La resurrección de Jesús y la resurrección de los muertos es uno de los platos fuertes del dogma. Lo es también para mí, vaya por delante; pero no solo porque lo diga el dogma, sino por otras razones.
Me gustaría hacer algunas puntualizaciones sobre estas verdades de fe, estimando muy débil el hecho de tener que seguir recurriendo al dogma para mantenerlas.
En primer lugar, me gustaría decir que considero muy poco a la palabra “resurrección”. La idea que todos tenemos sobre lo que este concepto significa está en la línea de una persona que ha muerto -según las garantías médicas y todo lo demás que científicamente queráis añadir- y que después vuelve a la vida de la misma manera que lo había hecho hasta el momento antes de haber ocurrido el fatal desenlace.
Es verdad que en el Evangelio de San Juan aparece el pasaje donde Jesús resucita a Lázaro después de llevar cuatro días muerto: “Entonces dijo Jesús: ‘Quitad la losa’. Pero Marta, la hermana del que había muerto, le replicó: ‘Señor, ya huele mal, porque lleva cuatro días muerto” (Ju. 11,1-45). Bien, yo aquí no voy a entrar, porque desconozco todo el contexto en que aparece dicho pasaje. Siempre he creído que el hecho de que Juan lo narre puede deberse más a una catequesis sobre la vida definitiva y en plenitud que a otra cosa; pero no deja de ser una opinión personal.

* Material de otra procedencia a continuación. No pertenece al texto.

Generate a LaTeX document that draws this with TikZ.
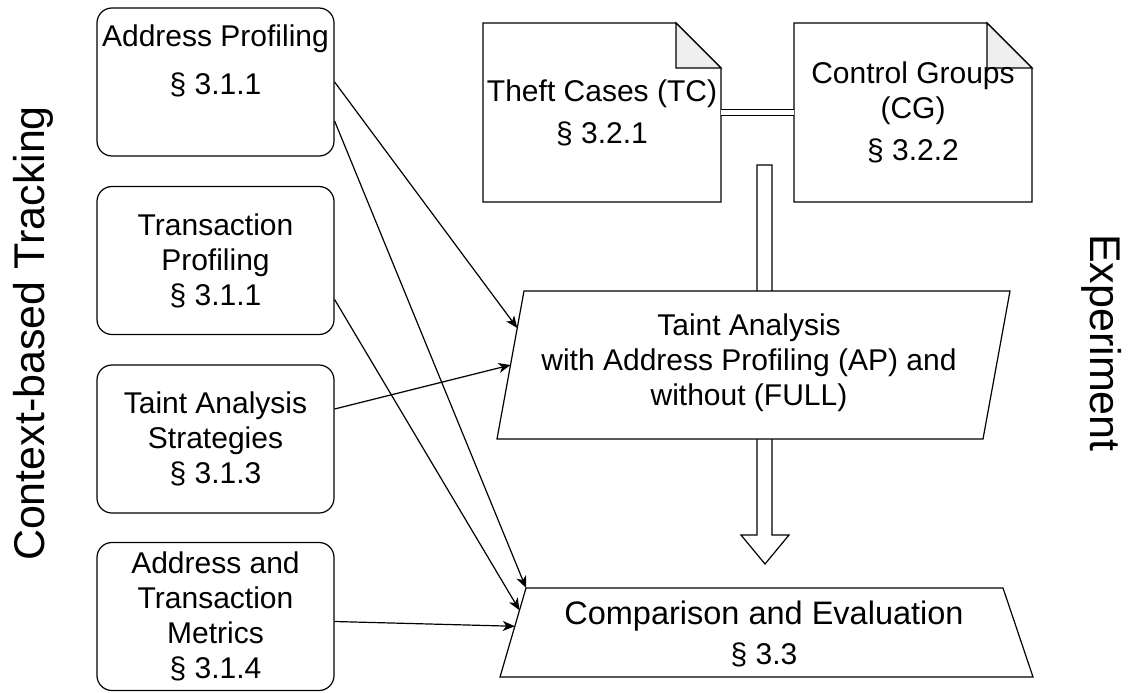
\documentclass[tikz,border=0pt]{standalone}
\usepackage{fontspec}
\setmainfont{Liberation Sans}
\usetikzlibrary{arrows.meta,calc}
\definecolor{foldgray}{HTML}{EFEFEF}

\begin{document}
\begin{tikzpicture}[x=1pt,y=-1pt,line width=1.2pt]
        \tikzstyle{every node}=[font=\fontsize{30}{35}\selectfont,align=center,inner sep=4pt]
        \tikzstyle{part}=[draw,rounded corners=15pt,minimum width=237pt,minimum height=148pt]
        \tikzstyle{sheet}=[minimum width=238pt,minimum height=179pt,outer sep=0pt]
        \tikzstyle{side}=[font=\fontsize{43}{52}\selectfont]
        \tikzstyle{feeds}=[-{Stealth[length=12pt,width=10pt,inset=3.5pt]}]
        \tikzstyle{link}=[double,double distance=4.5pt]
        \useasboundingbox (0,0) rectangle (1132,693);

        % context-based tracking
        \node[part] (ap) at (215.5,82) {Address Profiling\\[13pt]\S~3.1.1\\[9pt]~};
        \node[part] (tp) at (215.5,260.5) {Transaction\\Profiling\\\S~3.1.1};
        \node[part] (ts) at (215.5,439) {Taint Analysis\\Strategies\\\S~3.1.3};
        \node[part] (am) at (215.5,616.5) {Address and\\Transaction\\Metrics\\\S~3.1.4};

        % experiment
        \foreach \x in {483,794}{
          \draw (\x,23) -- (\x+193,23) -- (\x+238,68) -- (\x+238,202) -- (\x,202) -- cycle;
          \draw[fill=foldgray] (\x+193,23) -- (\x+193,68) -- (\x+238,68) -- cycle;
        }
        \node[sheet] (tc) at (602,112.5) {Theft Cases (TC)\\[7pt]\S~3.2.1};
        \node[sheet] (cg) at (913,112.5) {Control Groups\\(CG)\\[7pt]\S~3.2.2};
        \draw[link] (tc) -- (cg);

        % flow arrow behind the analysis
        \draw (757,165) -- (757,535) -- (741,535) -- (765,564) -- (789,535) -- (772,535) -- (772,165) -- cycle;

        % taint analysis
        \coordinate (tnw) at (524,291);
        \coordinate (tsw) at (497,439);
        \draw[fill=white] (tnw) -- (1010,291) -- (983,439) -- (tsw) -- cycle;
        \node (taint) at (749,363) {Taint Analysis\\with Address Profiling (AP) and\\without (FULL)};

        % comparison
        \coordinate (cnw) at (526,588);
        \coordinate (csw) at (500,677);
        \draw[fill=white] (cnw) -- (1003,588) -- (1033,677) -- (csw) -- cycle;
        \node (cmp) at (764,634) {{\fontsize{32.5}{35}\selectfont Comparison and Evaluation}\\[5pt]\S~3.3};

        % connectors
        \draw[feeds] (ap.east) -- ($(tnw)!0.25!(tsw)$);
        \draw[feeds] ([yshift=-39pt]ap.east) -- (cnw);
        \draw[feeds] ([yshift=-39pt]tp.east) -- ($(cnw)!0.25!(csw)$);
        \draw[feeds] ([yshift=30pt]ts.east) -- ($(tnw)!0.5!(tsw)$);
        \draw[feeds] ([yshift=-5pt]am.east) -- ($(cnw)!0.43!(csw)$);

        \node[side,rotate=90] (ctb) at (33.5,333.5) {Context-based Tracking};
        \node[side,rotate=-90] (exp) at (1101.5,343) {Experiment};
\end{tikzpicture}
\end{document}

Me gustaría decir en este sentido dos cosas muy concretas. En primer lugar, creo en la resurrección de Jesús y en la resurrección de los muertos, a pesar de no gustarme dicho concepto, sencillamente porque me fío de Jesús: “Yo soy la resurrección y la vida” le dice él mismo a Marta, la hermana de Lázaro, en el pasaje citado anteriormente. Me da igual el cómo y el de qué manera; pero, si para ponernos de acuerdo, es necesario utilizar la palabra “resurrección”, bienvenida sea. Me fío de Jesús en este caso, porque tengo razones para hacerlo, pues en otros momentos lo he hecho y he experimentado que no me ha fallado. Me refiero, por ejemplo, a que cuando he intentado vivir conforme al proyecto de las Bienaventuranzas he conseguido ser feliz. También él lo dijo en este caso: “Felices los…”. Por tanto, no solamente no tengo motivos para dudar cuando dice “Yo soy la resurrección y la vida”, sino que me produce la misma certeza que en el caso anterior.

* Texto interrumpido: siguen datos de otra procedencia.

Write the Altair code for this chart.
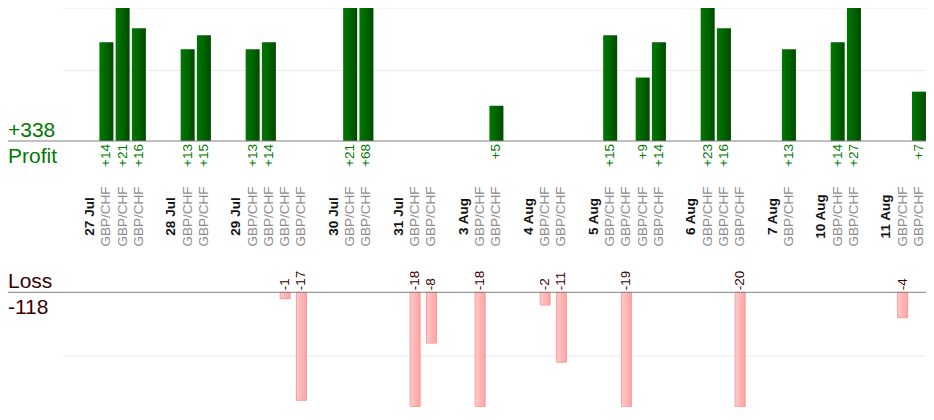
import altair as alt
import pandas as pd

FONT = "Liberation Sans"

# ---- data ----
dates = ["27 Jul", "28 Jul", "29 Jul", "30 Jul", "31 Jul", "3 Aug",
         "4 Aug", "5 Aug", "6 Aug", "7 Aug", "10 Aug", "11 Aug"]
trades = [
    [14, 21, 16],
    [13, 15],
    [13, 14, -1, -17],
    [21, 68],
    [-18, -8],
    [-18, 5],
    [-2, -11],
    [15, -19, 9, 14],
    [23, 16, -20],
    [13],
    [14, 27],
    [-4, 7],
]
pair = "GBP/CHF"
grid_profit = [10, 20]
grid_loss = [-10]

# ---- build slot table ----
rows = []
i = 0
for d, ts in zip(dates, trades):
    rows.append({"i": i, "label": d, "kind": "date", "pnl": 0})
    i += 1
    for t in ts:
        lbl = f"+{t}" if t > 0 else f"{t}"
        rows.append({"i": i, "label": pair, "kind": "trade", "pnl": t, "lbl": lbl})
        i += 1
    i += 1
slots = pd.DataFrame(rows)
prof = slots[(slots.kind == "trade") & (slots.pnl > 0)]
loss = slots[(slots.kind == "trade") & (slots.pnl < 0)]
date_df = slots[slots.kind == "date"]
pair_df = slots[slots.kind == "trade"]

total_profit = int(prof.pnl.sum())
total_loss = int(loss.pnl.sum())

W, H = 918, 399
xs = alt.Scale(domain=[-4.747, 51.127], nice=False, zero=False)
ps = alt.Scale(domain=[-37.73, 18.865], nice=False, zero=False, clamp=True)
ls = alt.Scale(domain=[-18.06, 44.77], nice=False, zero=False, clamp=True)

GREEN_T = "#007a00"
BROWN = "#3a0000"

X = alt.X("i:Q", scale=xs, axis=None)

green_grad = alt.Gradient(
    gradient="linear",
    stops=[alt.GradientStop(color="#007800", offset=0),
           alt.GradientStop(color="#006400", offset=0.5),
           alt.GradientStop(color="#004a00", offset=1)],
    x1=0, x2=1, y1=0, y2=0)
pink_grad = alt.Gradient(
    gradient="linear",
    stops=[alt.GradientStop(color="#ffcaca", offset=0),
           alt.GradientStop(color="#ffa2a2", offset=1)],
    x1=0, x2=1, y1=0, y2=0)

pgrid = alt.Chart(pd.DataFrame({"v": grid_profit})).mark_rule(color="#ebebeb").encode(
    y=alt.Y("v:Q", scale=ps, axis=None), x=alt.value(55), x2=alt.value(W))
lgrid = alt.Chart(pd.DataFrame({"v": grid_loss})).mark_rule(color="#ebebeb").encode(
    y=alt.Y("v:Q", scale=ls, axis=None), x=alt.value(55), x2=alt.value(W))

pbars = alt.Chart(prof).mark_bar(size=14, color=green_grad, orient="vertical").encode(
    x=X, y=alt.Y("pnl:Q", scale=ps, axis=None), y2=alt.Y2Datum(0))
lbars = alt.Chart(loss).mark_bar(size=10, color=pink_grad, stroke="#ff9a9a",
                                 strokeWidth=1, orient="vertical").encode(
    x=X, y=alt.Y("pnl:Q", scale=ls, axis=None), y2=alt.Y2Datum(0))

pbase = alt.Chart(pd.DataFrame({"v": [0]})).mark_rule(color="#808080").encode(
    y=alt.Y("v:Q", scale=ps, axis=None), x=alt.value(0), x2=alt.value(W))
lbase = alt.Chart(pd.DataFrame({"v": [0]})).mark_rule(color="#808080").encode(
    y=alt.Y("v:Q", scale=ls, axis=None), x=alt.value(0), x2=alt.value(W))

plab = alt.Chart(prof).mark_text(angle=270, align="right", baseline="middle", dx=-3,
                                 fontSize=13.5, font=FONT, color=GREEN_T).encode(
    x=X, y=alt.YDatum(0, scale=ps, axis=None), text="lbl:N")
llab = alt.Chart(loss).mark_text(angle=270, align="left", baseline="middle", dx=2,
                                 fontSize=13.5, font=FONT, color=BROWN).encode(
    x=X, y=alt.YDatum(0, scale=ls, axis=None), text="lbl:N")

dlab = alt.Chart(date_df).mark_text(angle=270, align="center", baseline="middle",
                                    fontSize=13.5, font=FONT, fontWeight="bold",
                                    color="#111111").encode(
    x=X, y=alt.value(208.5), text="label:N")
tlab = alt.Chart(pair_df).mark_text(angle=270, align="center", baseline="middle",
                                    fontSize=13.5, font=FONT, color="#8c8c8c").encode(
    x=X, y=alt.value(208.5), text="label:N")

ptitle = alt.Chart(pd.DataFrame({"t": [f"+{total_profit}"]})).mark_text(
    align="left", baseline="alphabetic", dy=-4, fontSize=21, font=FONT, color=GREEN_T).encode(
    x=alt.value(0), y=alt.YDatum(0, scale=ps, axis=None), text="t:N")
pname = alt.Chart(pd.DataFrame({"t": ["Profit"]})).mark_text(
    align="left", baseline="alphabetic", dy=22, fontSize=21, font=FONT, color=GREEN_T).encode(
    x=alt.value(0), y=alt.YDatum(0, scale=ps, axis=None), text="t:N")
lname = alt.Chart(pd.DataFrame({"t": ["Loss"]})).mark_text(
    align="left", baseline="alphabetic", dy=-4.5, fontSize=21, font=FONT, color=BROWN).encode(
    x=alt.value(0), y=alt.YDatum(0, scale=ls, axis=None), text="t:N")
ltitle = alt.Chart(pd.DataFrame({"t": [f"{total_loss}"]})).mark_text(
    align="left", baseline="alphabetic", dy=22, fontSize=21, font=FONT, color=BROWN).encode(
    x=alt.value(0), y=alt.YDatum(0, scale=ls, axis=None), text="t:N")

chart = alt.layer(
    pgrid, lgrid, pbars, lbars, pbase, lbase, plab, llab, dlab, tlab,
    ptitle, pname, lname, ltitle
).resolve_scale(y="independent").properties(
    width=W, height=H, autosize=alt.AutoSizeParams(type="none"), padding=0,
    background="white"
).configure_view(strokeWidth=0)

chart.save("out.html", embed_options={"renderer": "svg", "actions": False})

En segundo lugar, ¿por qué considero que el vocablo resurrección no es para mí el más acertado? Si nos adentramos en San Pablo, nos encontramos con que dice, textualmente, que “el amor no pasa nunca” (1Cor. 13). Yo diría que no solamente no pasa nunca, no tiene fecha de caducidad sino que, una vez desaparecidos los condicionantes, como son el tiempo y el espacio o, lo que es lo mismo, la materia, que provocan que el amor tenga unos límites, queramos o no, pervive para siempre en la máxima expresión que desborda lo que nuestra capacidad mental es capaz de alcanzar, precisamente por estar sometida ésta a las categorías humanas que acabo de mencionar hace un momento.

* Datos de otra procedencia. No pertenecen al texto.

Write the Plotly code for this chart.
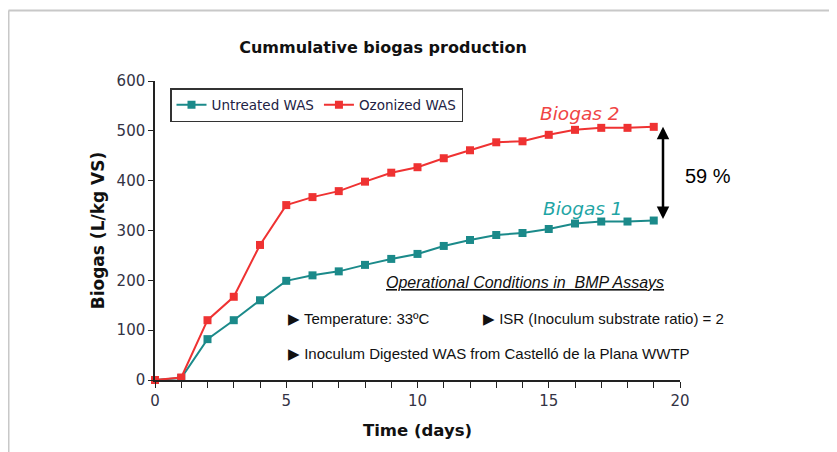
import plotly.graph_objects as go

days = list(range(0, 20))
untreated = [0, 4, 82, 120, 160, 199, 210, 218, 231, 243, 253, 269, 281, 291, 295, 303, 314, 318, 318, 320]
ozonized = [0, 5, 120, 167, 271, 351, 367, 379, 398, 416, 427, 445, 461, 477, 479, 492, 502, 506, 506, 508]
x_ticks = list(range(0, 21))
x_ticklabels = [str(v) if v % 5 == 0 else "" for v in x_ticks]
y_ticks = [0, 100, 200, 300, 400, 500, 600]

TEAL = "#1b8a8a"
RED = "#ef3232"

OFF = 8  # page body margin
W, H = 837 - OFF, 452 - OFF
# plot area in page pixels
PL, PR, PT, PB = 155, 680, 81, 380
L, R, T, B = PL - OFF, PR - OFF, PT - OFF, PB - OFF


def px(xp):
    return (xp - PL) / (PR - PL)


def py(yp):
    return (PB - yp) / (PB - PT)


fig = go.Figure()
fig.add_trace(go.Scatter(x=days, y=untreated, mode="lines+markers", name="Untreated WAS",
                         line=dict(color=TEAL, width=2),
                         marker=dict(symbol="square", size=8, color=TEAL), cliponaxis=False))
fig.add_trace(go.Scatter(x=days, y=ozonized, mode="lines+markers", name="Ozonized WAS",
                         line=dict(color=RED, width=2),
                         marker=dict(symbol="square", size=8, color=RED), cliponaxis=False))

axis_font = dict(family="DejaVu Sans", size=15, color="#333344")
fig.update_layout(
    width=W, height=H,
    margin=dict(l=L, r=W - R, t=T, b=H - B, pad=0),
    paper_bgcolor="white", plot_bgcolor="white",
    title=dict(text="<b>Cummulative biogas production</b>", x=(383 - OFF) / W, xanchor="center",
               y=1 - (47 - OFF) / H, yanchor="middle",
               font=dict(family="DejaVu Sans", size=16, color="#111111")),
    xaxis=dict(range=[0, 20], tickvals=x_ticks, ticktext=x_ticklabels, ticks="outside",
               ticklen=6, tickcolor="#222222", showline=True, linecolor="#222222", linewidth=1.5,
               showgrid=False, zeroline=False, tickfont=axis_font,
               title=dict(text="<b>Time (days)</b>", standoff=16,
                          font=dict(family="DejaVu Sans", size=16.5, color="#111111"))),
    yaxis=dict(range=[0, 600], tickvals=y_ticks, ticks="outside", ticklen=5,
               tickcolor="#222222", showline=True, linecolor="#222222", linewidth=1.5,
               showgrid=False, zeroline=False, tickfont=axis_font,
               title=dict(text="<b>Biogas (L/kg VS)</b>", standoff=8,
                          font=dict(family="DejaVu Sans", size=17, color="#111111"))),
    legend=dict(orientation="h", x=px(170), y=py(88), xanchor="left", yanchor="top",
                bordercolor="#333333", borderwidth=1.5, bgcolor="white",
                font=dict(family="DejaVu Sans", size=13.5, color="#222244"),
                itemwidth=30, tracegroupgap=0),
    showlegend=True,
)

# outer light gray frame (top and left)
fig.add_shape(type="line", xref="paper", yref="paper", x0=px(8.5), x1=px(845), y0=py(10.5), y1=py(10.5),
              line=dict(color="#c8c8c8", width=2))
fig.add_shape(type="line", xref="paper", yref="paper", x0=px(8.5), x1=px(8.5), y0=py(10.5), y1=py(460),
              line=dict(color="#c8c8c8", width=2))


def note(xp, yp, text, font, xanchor="center"):
    fig.add_annotation(x=px(xp), y=py(yp), xref="paper", yref="paper", text=text,
                       xanchor=xanchor, yanchor="middle", showarrow=False, font=font)


# labels
note(580, 113, "<i>Biogas 2</i>", dict(family="DejaVu Sans", size=18.5, color="#f04444"))
note(583, 208, "<i>Biogas 1</i>", dict(family="DejaVu Sans", size=18.5, color="#1fa5a5"))

# double arrow between final values
arrow_x = (663 - PL) / (PR - PL) * 20
fig.add_annotation(x=arrow_x, y=ozonized[-1], ax=arrow_x, ay=untreated[-1], xref="x", yref="y",
                   axref="x", ayref="y", text="", showarrow=True, arrowhead=2, startarrowhead=2,
                   arrowside="end+start", arrowwidth=2.5, arrowsize=1, arrowcolor="black")
note(708, 176, "59 %", dict(family="Liberation Sans", size=20, color="black"))

txt_font = dict(family="Liberation Sans", size=15, color="#111111")
note(525, 282, "<i><u>Operational Conditions in&nbsp; BMP Assays</u></i>",
     dict(family="Liberation Sans", size=16, color="#111111"))
note(286, 318, "▶ Temperature: 33ºC", txt_font, "left")
note(481, 318, "▶ ISR (Inoculum substrate ratio) = 2", txt_font, "left")
note(286, 353, "▶ Inoculum Digested WAS from Castelló de la Plana WWTP", txt_font, "left")

fig.write_html("out.html")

Por tanto, para mí el resucitar no consiste en volver a la vida (“nadie ha vuelto”, hemos oído en tantas ocasiones), sino en despojarnos de aquello que nos limita para asumir la plenitud y la infinitud de ese Dios que San Juan define como “amor” (1Ju 4,8). Resucitar, por tanto, no consistiría en otra cosa sino en dejar para siempre la dimensión, más o menos grande, de egoísmo, entre otros defectos y limitaciones, que cada persona puede llevar dentro de sí misma, para entrar de manera definitiva en la dimensión de un amor ilimitado e infinito. Precisamente por ello no necesito del dogma, sino mucha confianza en un Jesús, cuyas palabras y acciones sobre Dios están en la línea de un Padre-Madre cuya esencia es el amor que le lleva a transformar en amor para siempre y sin límites a toda criatura que ha dejado de existir físicamente.